Aug 292009
 

Another set of the odd “billboards” I mentioned earlier are located above Brigham City. So on a trip there today (oil change, plus state-mandated “safety check” for registration renewel), I stopped, for the first time ever, at the tourist info station on I-15 and asked the guy just what the hell they are. His story – which seem reasonable – is that they are “repeaters” for TV signals to hop over the mountains.

You can see the Brigham City repeaters on Google Maps here:

http://maps.google.com/maps?hl=en&ie=UTF8&ll=41.531257,-111.981565&spn=0.000528,0.001203&t=h&z=20

<> The Logan repeaters are here:

<>http://maps.google.com/maps?hl=en&ie=UTF8&ll=41.756879,-111.763712&spn=0.000526,0.001203&t=h&z=20

<>Note that they are not quite parallel. I’m not quite sure just how they are supposed to work. Radio ain’t my schtick.

 Posted by at 8:28 pm

  3 Responses to “Television repeaters”

  1. Most of the “billboards” that I’ve seen come in singles, not pairs. I’ve been told that they’re passive microwave reflectors which are deployed when a line-of-sight path cannot be traced between a desired transmit location and a desired receive location (usually due to terrain or buildings which lie on the direct path). In the case of a single reflector, the microwave path traces a “V” shape, bouncing once off the single reflector between source and target. In the case of your offset pair, I’m guessing they’re designed so that the signal path traces a “Z” shape as it bounces off one, onto the other, and then onwards toward the destination. For these pairs of reflectors to make sense, you’d have to presume that a direct path was not possible, which is probably the case if the transmitter and receiver lie at a lower elevation than the offset reflector(s). This sounds reasonable if we presume that the signal is being bounced from one valley location to another with the reflectors perched on a mountain in between. In such a case the Z-shaped signal path is not planar, because both the ingress and egress paths point downward. This implies that the pair of reflectors are canted downward slightly–perhaps not enough to be visible from a distance, but enough to redirect the beam from an upward ingress path to a downward egress path.

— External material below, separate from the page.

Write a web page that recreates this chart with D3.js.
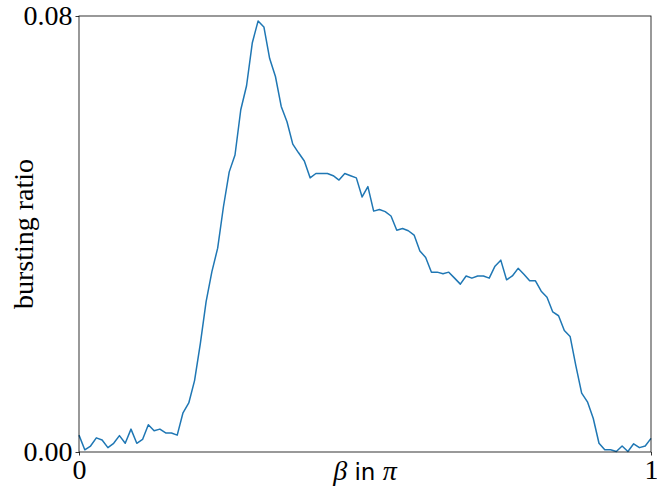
<!DOCTYPE html>
<html>
<head>
<meta charset="utf-8">
<script src="https://cdn.jsdelivr.net/npm/d3@7"></script>
<style>
  body { margin: 0; background: #fff; }
  svg { display: block; }
  .serif { font-family: "Liberation Serif", "DejaVu Serif", serif; }
  .sans { font-family: "DejaVu Sans", sans-serif; }
</style>
</head>
<body>
<svg width="657" height="489"></svg>
<script>
const svg = d3.select("svg");

// DATA
const betaDomain = [0, 1];
const ratioDomain = [0, 0.08];
const xTickValues = [0, 1];
const yTickValues = [0, 0.08];
const ratios = [
  0.0031, 0.0004, 0.0011, 0.0026, 0.0022, 0.0008, 0.0016, 0.0030, 0.0016, 0.0042,
  0.0016, 0.0023, 0.0050, 0.0039, 0.0042, 0.0035, 0.0035, 0.0031, 0.0072, 0.0090,
  0.0131, 0.0199, 0.0276, 0.0331, 0.0374, 0.0450, 0.0514, 0.0545, 0.0628, 0.0672,
  0.0751, 0.0791, 0.0780, 0.0722, 0.0689, 0.0634, 0.0606, 0.0565, 0.0549, 0.0534,
  0.0503, 0.0511, 0.0511, 0.0511, 0.0507, 0.0499, 0.0511, 0.0507, 0.0503, 0.0468,
  0.0487, 0.0442, 0.0445, 0.0441, 0.0433, 0.0407, 0.0410, 0.0406, 0.0398, 0.0369,
  0.0357, 0.0330, 0.0330, 0.0327, 0.0330, 0.0319, 0.0308, 0.0323, 0.0319, 0.0323,
  0.0323, 0.0319, 0.0341, 0.0352, 0.0316, 0.0323, 0.0337, 0.0326, 0.0314, 0.0314,
  0.0295, 0.0284, 0.0257, 0.0250, 0.0223, 0.0212, 0.0158, 0.0108, 0.0092, 0.0062,
  0.0016, 0.0004, 0.0004, 0.0001, 0.0011, 0.0001, 0.0015, 0.0008, 0.0011, 0.0025
];
const betas = ratios.map((d, i) => i / (ratios.length - 1));

// CONSTANTS
const margin = { top: 16, left: 79, right: 6, bottom: 37 };
const width = +svg.attr("width");
const height = +svg.attr("height");
const innerWidth = width - margin.left - margin.right;
const innerHeight = height - margin.top - margin.bottom;

// SCALES
const xScale = d3.scaleLinear().domain(betaDomain).range([0, innerWidth]);
const yScale = d3.scaleLinear().domain(ratioDomain).range([innerHeight, 0]);

const g = svg.append("g")
  .attr("transform", `translate(${margin.left}, ${margin.top})`);

// line
const line = d3.line()
  .x((d, i) => xScale(betas[i]))
  .y(d => yScale(d));

g.append("path")
  .datum(ratios)
  .attr("fill", "none")
  .attr("stroke", "#1f77b4")
  .attr("stroke-width", 1.5)
  .attr("stroke-linejoin", "round")
  .attr("d", line);

// axes
const xAxis = g.append("g")
  .attr("transform", `translate(0, ${innerHeight})`)
  .call(d3.axisBottom(xScale).tickValues(xTickValues).tickFormat(d3.format("d")).tickSizeOuter(0).tickSize(3.5).tickPadding(2));

const yAxis = g.append("g")
  .call(d3.axisLeft(yScale).tickValues(yTickValues).tickFormat(d3.format(".2f")).tickSizeOuter(0).tickSize(3.5).tickPadding(3));

[xAxis, yAxis].forEach(ax => {
  ax.attr("font-family", null).attr("font-size", null);
  ax.select(".domain").remove();
  ax.selectAll(".tick line").attr("stroke", "#000").attr("stroke-width", 0.8);
  ax.selectAll(".tick text")
    .attr("class", "serif")
    .style("font-size", "28px")
    .attr("fill", "#000");
});
xAxis.selectAll(".tick text").attr("dy", "0.78em");

// frame
g.append("rect")
  .attr("width", innerWidth)
  .attr("height", innerHeight)
  .attr("fill", "none")
  .attr("stroke", "#000")
  .attr("stroke-width", 0.8);

// labels
svg.append("text")
  .attr("class", "serif")
  .attr("transform", `translate(33, ${margin.top + innerHeight / 2}) rotate(-90)`)
  .attr("text-anchor", "middle")
  .style("font-size", "28px")
  .text("bursting ratio");

const xLabel = svg.append("text")
  .attr("x", margin.left + innerWidth / 2)
  .attr("y", 480)
  .attr("text-anchor", "middle")
  .style("font-size", "28px");
xLabel.append("tspan").attr("class", "serif").style("font-style", "italic").text("β");
xLabel.append("tspan").attr("class", "sans").style("font-size", "23px").text(" in ");
xLabel.append("tspan").attr("class", "serif").style("font-style", "italic").text("π");
</script>
</body>
</html>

  2. That meshes with the one I saw in Japan. It was on a ridge above a big dam which was a few klicks from a town. It was in a perfect location to bounce a signal down into the town. The control station was up at the dam, so I guess the reflector was to do with the alert system for the dam.

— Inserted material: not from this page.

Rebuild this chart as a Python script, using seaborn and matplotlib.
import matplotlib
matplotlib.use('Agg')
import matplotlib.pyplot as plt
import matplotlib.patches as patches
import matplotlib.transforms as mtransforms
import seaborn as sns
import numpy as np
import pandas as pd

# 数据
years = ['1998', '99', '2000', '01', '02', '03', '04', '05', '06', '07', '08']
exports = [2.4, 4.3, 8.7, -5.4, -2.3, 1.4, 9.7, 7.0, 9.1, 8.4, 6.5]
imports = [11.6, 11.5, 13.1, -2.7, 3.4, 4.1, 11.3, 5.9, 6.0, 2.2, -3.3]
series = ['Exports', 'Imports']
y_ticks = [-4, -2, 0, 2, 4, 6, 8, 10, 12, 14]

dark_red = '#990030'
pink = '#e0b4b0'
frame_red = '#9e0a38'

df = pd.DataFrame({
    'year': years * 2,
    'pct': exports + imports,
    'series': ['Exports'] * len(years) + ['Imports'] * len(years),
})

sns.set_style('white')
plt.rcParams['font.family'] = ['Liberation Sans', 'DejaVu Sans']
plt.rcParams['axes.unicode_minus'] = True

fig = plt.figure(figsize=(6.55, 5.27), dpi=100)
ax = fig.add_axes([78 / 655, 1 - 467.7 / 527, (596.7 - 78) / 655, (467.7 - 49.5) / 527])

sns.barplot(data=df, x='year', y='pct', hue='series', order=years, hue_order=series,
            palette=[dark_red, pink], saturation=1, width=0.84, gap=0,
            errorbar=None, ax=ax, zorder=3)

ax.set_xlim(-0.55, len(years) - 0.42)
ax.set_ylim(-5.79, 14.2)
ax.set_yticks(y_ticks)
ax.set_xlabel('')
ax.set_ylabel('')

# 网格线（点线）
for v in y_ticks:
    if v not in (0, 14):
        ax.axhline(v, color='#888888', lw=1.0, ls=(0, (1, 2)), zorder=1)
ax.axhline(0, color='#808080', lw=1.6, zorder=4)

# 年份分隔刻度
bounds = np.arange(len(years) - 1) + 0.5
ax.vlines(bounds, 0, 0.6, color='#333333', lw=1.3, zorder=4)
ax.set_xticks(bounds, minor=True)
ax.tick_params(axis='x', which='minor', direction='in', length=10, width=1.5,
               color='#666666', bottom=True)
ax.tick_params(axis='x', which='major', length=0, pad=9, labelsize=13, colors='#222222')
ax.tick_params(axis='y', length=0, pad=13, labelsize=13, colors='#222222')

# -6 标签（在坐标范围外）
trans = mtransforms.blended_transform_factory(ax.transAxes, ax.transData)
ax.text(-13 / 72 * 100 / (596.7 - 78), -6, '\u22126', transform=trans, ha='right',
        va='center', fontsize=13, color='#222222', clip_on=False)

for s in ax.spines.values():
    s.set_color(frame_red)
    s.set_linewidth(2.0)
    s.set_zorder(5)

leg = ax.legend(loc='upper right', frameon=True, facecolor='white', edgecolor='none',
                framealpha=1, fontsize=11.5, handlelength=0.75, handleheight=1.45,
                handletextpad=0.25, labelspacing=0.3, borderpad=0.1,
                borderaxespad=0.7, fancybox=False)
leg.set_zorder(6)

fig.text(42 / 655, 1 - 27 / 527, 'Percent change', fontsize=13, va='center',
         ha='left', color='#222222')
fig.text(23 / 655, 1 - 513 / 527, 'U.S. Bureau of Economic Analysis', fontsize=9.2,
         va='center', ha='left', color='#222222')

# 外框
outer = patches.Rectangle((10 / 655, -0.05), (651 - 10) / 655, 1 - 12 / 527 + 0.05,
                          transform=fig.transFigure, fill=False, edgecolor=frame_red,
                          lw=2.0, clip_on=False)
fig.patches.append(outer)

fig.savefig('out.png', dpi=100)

  3. I do television for a living, but in the flatlands. It doesn’t resemble any television translator antennas I am aware of, so the “passive microwave reflector” makes sense. I would expect it to be carrying a multichannel cable TV feed instead of just one TV station’s signal to a translator (low power transmitter) site but you never know, possibly the extra expense was worth it.